Cependant, les autres rois de Perse, accaparés par la guerre contre les Grecs, s'intéressent peu à leur nouvelle satrapie. En 482, Xerxès Ier, irrité par l'esprit « national » de ses sujets babyloniens, démantèle leur capitale et emporte la statue d'or de Mardouk. À partir du ve siècle, écartée du grand commerce, écrasée sous les charges fiscales, la Babylonie connaît un grand marasme économique. Sa situation culturelle est aussi peu brillante : les Perses, accourus en grand nombre sous les règnes de Darios et de Xerxès, imposent dans les vallées du Tigre et de l'Euphrate les divinités iraniennes ; l'araméen, devenu la langue officielle de l'Empire achéménide, achève de supplanter le dialecte babylonien. La culture suméro-akkadienne ne survit que dans les cercles étroits des scribes et des savants.
En 331, Babylone, amoindrie, opprimée et appauvrie, acclame Alexandre le Grand, qui en fait la capitale de l'Asie et voudrait lui redonner sa splendeur ; mais il la délaisse pour d'autres conquêtes. De retour neuf ans après, il a tout juste le temps d'y mourir. Dès lors, Babylone continue à courir vers son déclin ; peu après 301, la fondation macédonienne de Séleucie du Tigre lui ravit son statut de capitale. Les Parthes, indifférents à son sort, la laissent décliner.
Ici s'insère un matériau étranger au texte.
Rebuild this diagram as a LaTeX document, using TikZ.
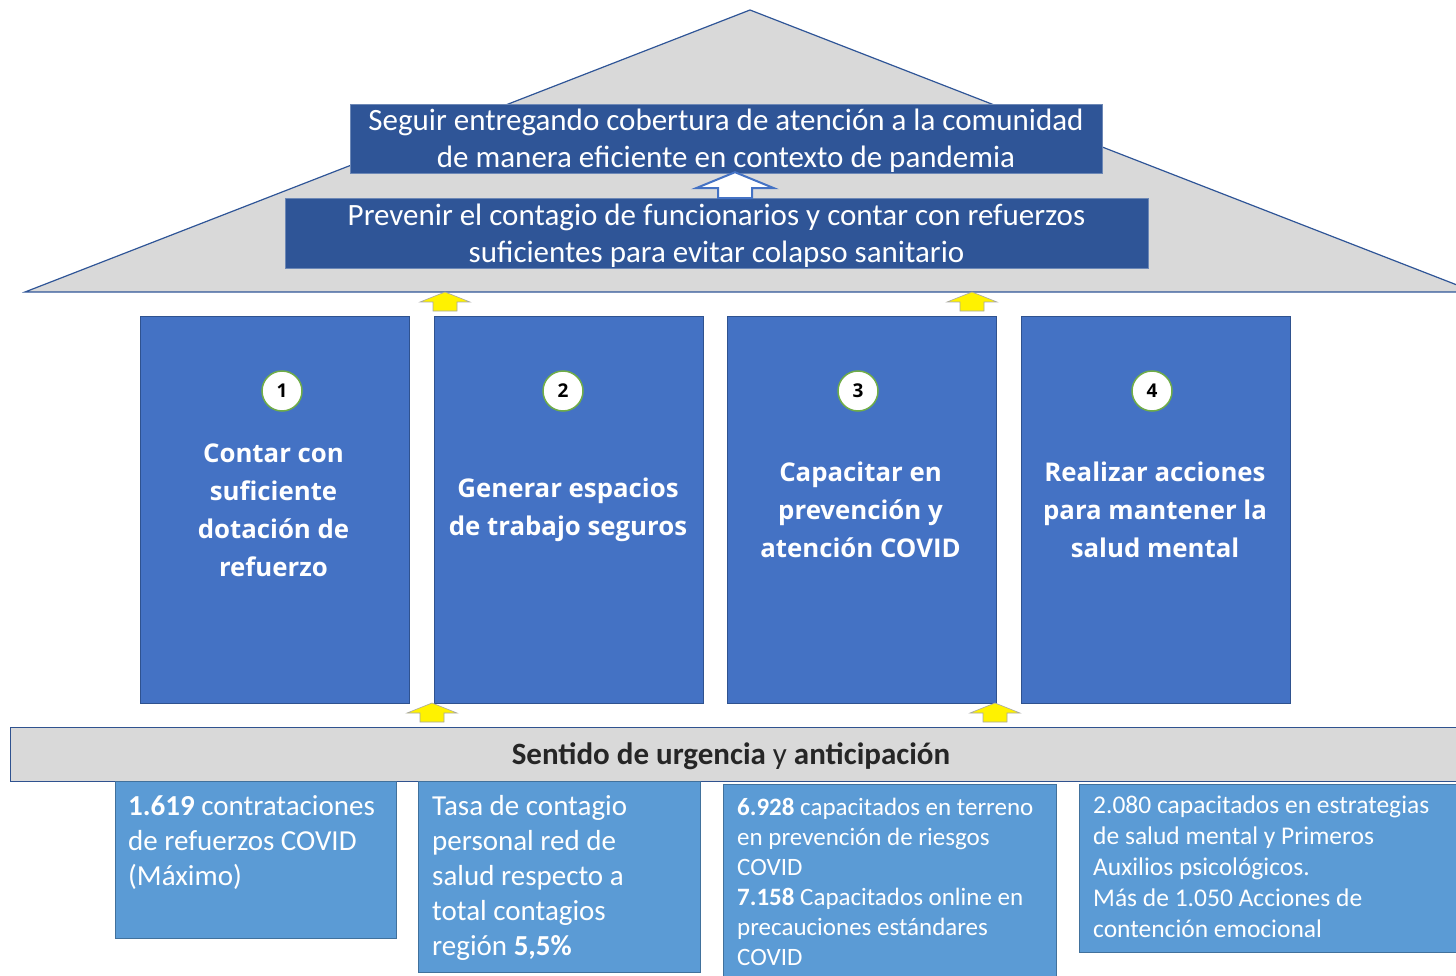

Au ier siècle avant J.-C., le géographe grec Strabon trouva le site désert.
ARCHÉOLOGIE
Les premières fouilles systématiques du site de l’antique Babylone ont été menées entre 1899 et 1917. La ville mise au jour date surtout de l’époque néobabylonienne. De plan rectangulaire, la cité du Ier millénaire avant J.-C. était parcourue de canaux reliés à l'Euphrate et entourée de fortifications colossales. Ouvrant la voie processionnelle, la porte d'Ishtar (reconstituée à Berlin) était la plus importante. D'autres monuments étaient célèbres dans l'Antiquité : ziggourat, jardins de la légendaire Sémiramis, palais et jardins de Nabuchodonosor, Esagil, ou grand temple du dieu Mardouk, qui couvrait une surface de 550 × 450 m. Les dimensions et proportions de ces édifices obéissaient aux règles rigoureuses des nombres sacrés.